- [EXERCISE DETAILS]
Will you repeat only the lines from the one with "Rebuild this chart as a Python" through the one with "0.677, 0.702, 0.728, 0.754]", both included, leaving every picture out?
+++ RECORD LIST
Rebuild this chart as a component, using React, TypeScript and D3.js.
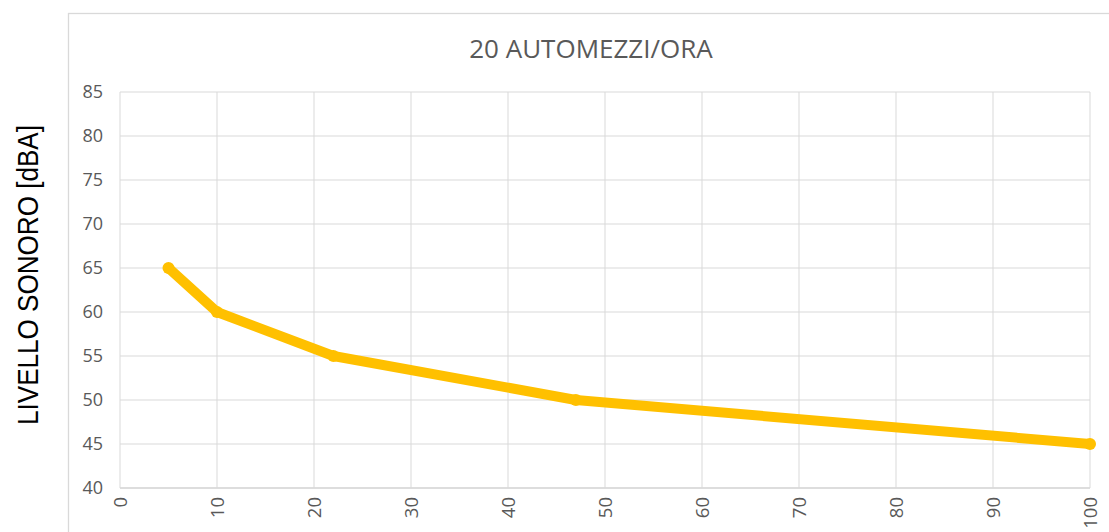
import React from "react";
import * as d3 from "d3";

const xValues = [5, 10, 22, 47, 100];
const yValues = [65, 60, 55, 50, 45];
const xTicks = [0, 10, 20, 30, 40, 50, 60, 70, 80, 90, 100];
const yTicks = [40, 45, 50, 55, 60, 65, 70, 75, 80, 85];
const title = "20 AUTOMEZZI/ORA";
const yTitle = "LIVELLO SONORO [dBA]";

export default function App() {
  const W = 1109, H = 532;
  const x = d3.scaleLinear().domain([0, 100]).range([120, 1090]);
  const y = d3.scaleLinear().domain([40, 85]).range([488, 92]);
  const pts = xValues.map((v, i) => [x(v), y(yValues[i])] as [number, number]);
  const line = d3.line()(pts) || "";
  const grid = "#D9D9D9";
  const lab = "#595959";
  const font = "'Open Sans', sans-serif";
  return (
    <svg width={W} height={H} style={{ position: "fixed", left: 0, top: 0, background: "#fff" }}>
      <rect x={0} y={0} width={W} height={H} fill="#fff" />
      <rect x={68.5} y={13.5} width={1200} height={700} fill="#fff" stroke={grid} strokeWidth={1.3} />
      {yTicks.map((t) => (
        <g key={"y" + t}>
          <line x1={120} x2={1090} y1={y(t)} y2={y(t)} stroke={grid} strokeWidth={1} />
          <text x={103} y={y(t)} dy="0.36em" textAnchor="end" fill={lab} fontFamily={font} fontSize={18}>
            {t}
          </text>
        </g>
      ))}
      {xTicks.map((t) => (
        <g key={"x" + t}>
          <line x1={x(t)} x2={x(t)} y1={92} y2={488} stroke={grid} strokeWidth={1} />
          <text
            transform={`translate(${x(t)},497) rotate(-90)`}
            textAnchor="end"
            dy="0.36em"
            fill={lab}
            fontFamily={font}
            fontSize={18.5}
          >
            {t}
          </text>
        </g>
      ))}
      <line x1={120} x2={1090} y1={488} y2={488} stroke={grid} strokeWidth={1.3} />
      <text x={591} y={58} textAnchor="middle" fill={lab} fontFamily={font} fontSize={26}>
        {title}
      </text>
      <text
        transform="translate(38,275) rotate(-90)"
        textAnchor="middle"
        fill="#000"
        fontFamily="'Liberation Sans', Arial, sans-serif"
        fontSize={30}
        textLength={300}
        lengthAdjust="spacingAndGlyphs"
      >
        {yTitle}
      </text>
      <path d={line} fill="none" stroke="#FFC000" strokeWidth={10} strokeLinejoin="round" strokeLinecap="round" />
      {pts.map((p, i) => (
        <circle key={i} cx={p[0]} cy={p[1]} r={6} fill="#FFC000" />
      ))}
    </svg>
  );
}
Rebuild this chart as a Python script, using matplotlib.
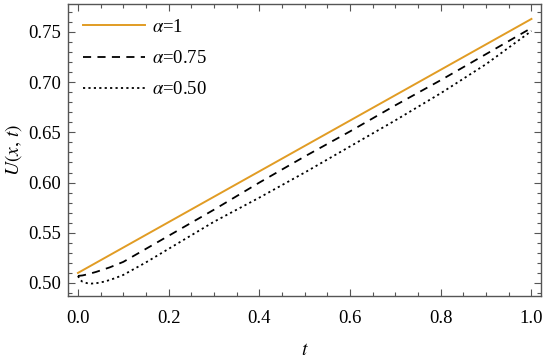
import matplotlib
matplotlib.use('Agg')
import matplotlib.pyplot as plt
from matplotlib.ticker import MultipleLocator

plt.rcParams['font.family'] = 'serif'
plt.rcParams['font.serif'] = ['Liberation Serif', 'TeX Gyre Termes', 'STIXGeneral']
plt.rcParams['mathtext.fontset'] = 'stix'

# values
t1 = [0.0, 1.0]
u1 = [0.510, 0.763]

t2 = [0.0, 0.01, 0.02, 0.04, 0.07, 0.1, 0.15, 0.2, 0.3, 0.4, 0.5, 0.6, 0.7, 0.8, 0.9, 1.0]
u2 = [0.507, 0.5075, 0.5085, 0.511, 0.5155, 0.521, 0.534, 0.547, 0.573, 0.600, 0.626, 0.651,
      0.677, 0.702, 0.728, 0.754]

t3 = [0.0, 0.005, 0.01, 0.02, 0.03, 0.04, 0.06, 0.08, 0.1, 0.15, 0.2, 0.3, 0.4, 0.5, 0.6,
      0.7, 0.8, 0.9, 1.0]
u3 = [0.507, 0.503, 0.5012, 0.4998, 0.4994, 0.4997, 0.5015, 0.5045, 0.508, 0.5205, 0.534,
      0.561, 0.585, 0.610, 0.636, 0.662, 0.689, 0.718, 0.751]

labels = [r'$\alpha$=1', r'$\alpha$=0.75', r'$\alpha$=0.50']
xticks = [0.0, 0.2, 0.4, 0.6, 0.8, 1.0]
yticks = [0.50, 0.55, 0.60, 0.65, 0.70, 0.75]

fig = plt.figure(figsize=(5.5, 3.62), dpi=100)
ax = fig.add_axes([0.1236, 0.1823, 0.86, 0.807])

ax.plot(t1, u1, color='#e19c24', lw=1.4, label=labels[0])
ax.plot(t2, u2, color='black', lw=1.3, ls=(0, (4.5, 3.5)), label=labels[1])
ax.plot(t3, u3, color='black', lw=1.3, ls=(0, (1.2, 1.8)), label=labels[2])

ax.set_xlim(-0.022, 1.021)
ax.set_ylim(0.487, 0.778)
ax.set_xticks(xticks)
ax.set_yticks(yticks)
ax.set_xticklabels(['%.1f' % v for v in xticks])
ax.set_yticklabels(['%.2f' % v for v in yticks])
ax.xaxis.set_minor_locator(MultipleLocator(0.05))
ax.yaxis.set_minor_locator(MultipleLocator(0.01))

for s in ax.spines.values():
    s.set_color('#555555')
    s.set_linewidth(1.0)
ax.tick_params(which='both', direction='in', top=True, right=True, color='#555555', width=0.8)
ax.tick_params(which='major', length=5, labelsize=13.5)
ax.tick_params(which='minor', length=2.8)
ax.tick_params(axis='x', which='major', pad=10)
ax.tick_params(axis='y', which='major', pad=5)

ax.set_xlabel(r'$t$', fontsize=14, labelpad=11)
ax.set_ylabel(r'$U(x,\,t)$', fontsize=14, labelpad=3)

ax.legend(loc='upper left', frameon=False, fontsize=13.5, handlelength=3.3,
          handletextpad=0.4, labelspacing=0.75, borderaxespad=0.4,
          bbox_to_anchor=(0.0, 1.0))

fig.savefig('out.png', dpi=100)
++++++
- [RESPONSE FOR THIS EXERCISE]
Rebuild this chart as a Python script, using matplotlib.
import matplotlib
matplotlib.use('Agg')
import matplotlib.pyplot as plt
from matplotlib.ticker import MultipleLocator

plt.rcParams['font.family'] = 'serif'
plt.rcParams['font.serif'] = ['Liberation Serif', 'TeX Gyre Termes', 'STIXGeneral']
plt.rcParams['mathtext.fontset'] = 'stix'

# values
t1 = [0.0, 1.0]
u1 = [0.510, 0.763]

t2 = [0.0, 0.01, 0.02, 0.04, 0.07, 0.1, 0.15, 0.2, 0.3, 0.4, 0.5, 0.6, 0.7, 0.8, 0.9, 1.0]
u2 = [0.507, 0.5075, 0.5085, 0.511, 0.5155, 0.521, 0.534, 0.547, 0.573, 0.600, 0.626, 0.651,
      0.677, 0.702, 0.728, 0.754]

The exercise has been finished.